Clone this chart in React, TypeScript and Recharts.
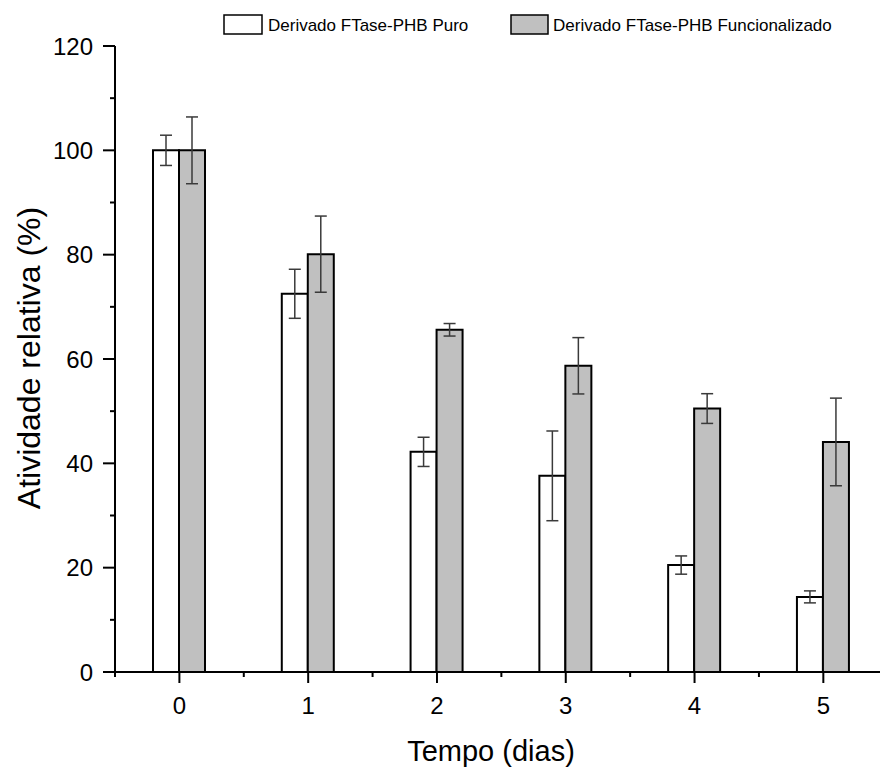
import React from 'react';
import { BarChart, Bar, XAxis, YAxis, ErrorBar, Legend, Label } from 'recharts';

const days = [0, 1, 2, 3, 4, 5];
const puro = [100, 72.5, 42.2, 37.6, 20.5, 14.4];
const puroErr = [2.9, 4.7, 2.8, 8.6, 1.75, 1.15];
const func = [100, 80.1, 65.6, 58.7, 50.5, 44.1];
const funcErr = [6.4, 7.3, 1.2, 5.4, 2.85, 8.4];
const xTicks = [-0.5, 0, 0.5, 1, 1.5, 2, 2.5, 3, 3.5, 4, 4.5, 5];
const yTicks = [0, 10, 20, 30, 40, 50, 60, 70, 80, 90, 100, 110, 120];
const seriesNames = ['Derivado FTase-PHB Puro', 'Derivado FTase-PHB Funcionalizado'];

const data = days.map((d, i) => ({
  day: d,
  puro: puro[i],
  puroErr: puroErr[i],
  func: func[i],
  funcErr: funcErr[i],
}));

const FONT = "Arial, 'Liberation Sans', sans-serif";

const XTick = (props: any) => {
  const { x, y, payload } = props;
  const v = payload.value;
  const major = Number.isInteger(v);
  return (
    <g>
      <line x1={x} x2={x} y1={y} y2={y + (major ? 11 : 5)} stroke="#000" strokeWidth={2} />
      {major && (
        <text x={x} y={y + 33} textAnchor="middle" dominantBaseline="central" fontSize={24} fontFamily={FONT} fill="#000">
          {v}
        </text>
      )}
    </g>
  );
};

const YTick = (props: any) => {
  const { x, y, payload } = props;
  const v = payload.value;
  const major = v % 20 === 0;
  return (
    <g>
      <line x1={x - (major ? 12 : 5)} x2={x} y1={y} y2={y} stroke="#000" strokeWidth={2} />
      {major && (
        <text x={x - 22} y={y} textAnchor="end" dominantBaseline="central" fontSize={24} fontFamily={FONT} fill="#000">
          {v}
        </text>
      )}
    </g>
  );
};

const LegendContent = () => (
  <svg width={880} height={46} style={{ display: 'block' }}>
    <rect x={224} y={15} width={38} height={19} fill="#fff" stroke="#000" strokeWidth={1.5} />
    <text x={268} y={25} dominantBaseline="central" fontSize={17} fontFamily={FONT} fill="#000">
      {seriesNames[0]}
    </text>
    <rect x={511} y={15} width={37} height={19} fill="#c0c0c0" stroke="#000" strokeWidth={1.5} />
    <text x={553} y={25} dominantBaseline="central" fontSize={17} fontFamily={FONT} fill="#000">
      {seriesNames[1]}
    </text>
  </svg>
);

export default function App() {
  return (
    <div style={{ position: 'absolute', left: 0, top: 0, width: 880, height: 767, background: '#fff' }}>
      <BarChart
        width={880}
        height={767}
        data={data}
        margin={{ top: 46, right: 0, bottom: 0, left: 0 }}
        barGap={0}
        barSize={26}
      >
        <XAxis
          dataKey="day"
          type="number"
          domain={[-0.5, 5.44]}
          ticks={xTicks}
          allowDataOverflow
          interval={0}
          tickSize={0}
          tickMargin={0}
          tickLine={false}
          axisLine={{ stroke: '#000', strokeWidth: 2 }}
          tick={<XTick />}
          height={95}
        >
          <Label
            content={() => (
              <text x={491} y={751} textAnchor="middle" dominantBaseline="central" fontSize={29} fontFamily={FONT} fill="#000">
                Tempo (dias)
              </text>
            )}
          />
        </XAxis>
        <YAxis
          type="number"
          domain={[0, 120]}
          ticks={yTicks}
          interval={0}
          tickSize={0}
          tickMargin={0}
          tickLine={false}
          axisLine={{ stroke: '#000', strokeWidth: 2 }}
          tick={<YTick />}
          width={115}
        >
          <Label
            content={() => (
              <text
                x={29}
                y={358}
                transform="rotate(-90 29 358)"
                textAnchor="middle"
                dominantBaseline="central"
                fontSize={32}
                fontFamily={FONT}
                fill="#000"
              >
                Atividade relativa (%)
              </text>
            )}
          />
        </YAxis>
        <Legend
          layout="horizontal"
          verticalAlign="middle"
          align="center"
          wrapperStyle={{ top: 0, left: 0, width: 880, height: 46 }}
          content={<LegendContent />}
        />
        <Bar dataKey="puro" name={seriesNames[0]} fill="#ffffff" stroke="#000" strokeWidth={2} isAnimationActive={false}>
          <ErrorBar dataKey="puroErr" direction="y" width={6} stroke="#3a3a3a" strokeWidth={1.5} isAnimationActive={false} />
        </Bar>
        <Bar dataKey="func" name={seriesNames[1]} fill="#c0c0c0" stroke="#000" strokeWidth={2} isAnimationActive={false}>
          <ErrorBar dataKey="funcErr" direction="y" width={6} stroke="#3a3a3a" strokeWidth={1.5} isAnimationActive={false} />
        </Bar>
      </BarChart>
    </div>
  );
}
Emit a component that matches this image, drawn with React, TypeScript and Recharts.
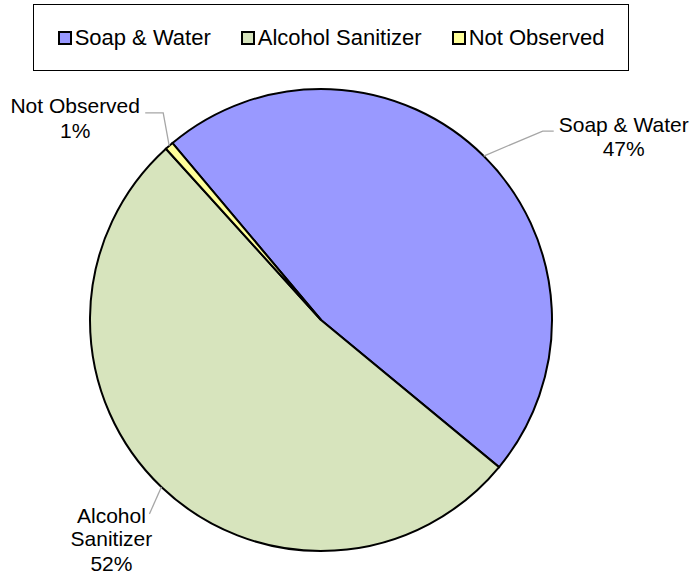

Aim of the task: Write out every line of the data that holds the word "TypeScript".

Answer for the task:
Clone this chart in React, TypeScript and Recharts.
Emit a component that matches this image, drawn with React, TypeScript and Recharts.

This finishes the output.